As for me, I’m not even a general pediatrician. I am an ER pediatrician. Which means I’m paid a salary. If one cute 3 year-old patient with a Lego in his nose shows up between 7am and lunchtime, I’m paid the exact same as I would be if an outbreak of measles brings the patient volume to a level fondly known as “heaving,” without a room to spare and a line stretching out the front door. Of course, I’m not the only pediatrician who is paid this way. Many doctors who work in hospitals or clinics are also salaried employees. Far fewer physicians are in private practice now than in the past. And like me, they’re paid exactly the same whether we order a vaccine or not.
In my current position I don’t give routine vaccines. I give emergency room vaccines. Like a tetanus booster to a child who has a nasty wound. A little one who was sleeping in a room where a bat was found will get rabies prevention. Occasionally, I’ll give a dose of varicella vaccine to a kid who is just shy of her 1 year well-visit, who has a sister with leukemia, and has been exposed to chicken pox. But when I do administer vaccines it’s the hospital that purchases the supply, bills the insurance, and recovers the money (if there is anyone to bill). I don’t get paid one tiny little extra penny more.
But I assure you I still care if a kid is up-to-date on their vaccines.
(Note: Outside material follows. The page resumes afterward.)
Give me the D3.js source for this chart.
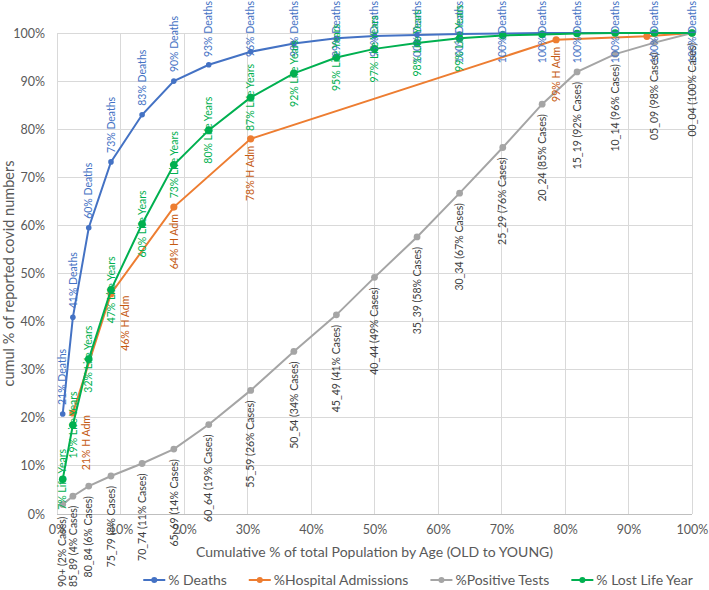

Because in my line of work, it’s the baby battling whooping cough, who turns blue and stops breathing, that make me so passionate about vaccines. Or the encephalopathic kid with measles that is having seizures and needs a ventilator to breathe. It’s the vicious stink of Rotavirus that creeps down the halls. Or the child with group A streptococcal sepsis secondary to chicken pox who needs blood pressure support and an ICU bed.
But please, rest assured, it’s most definitely not the money.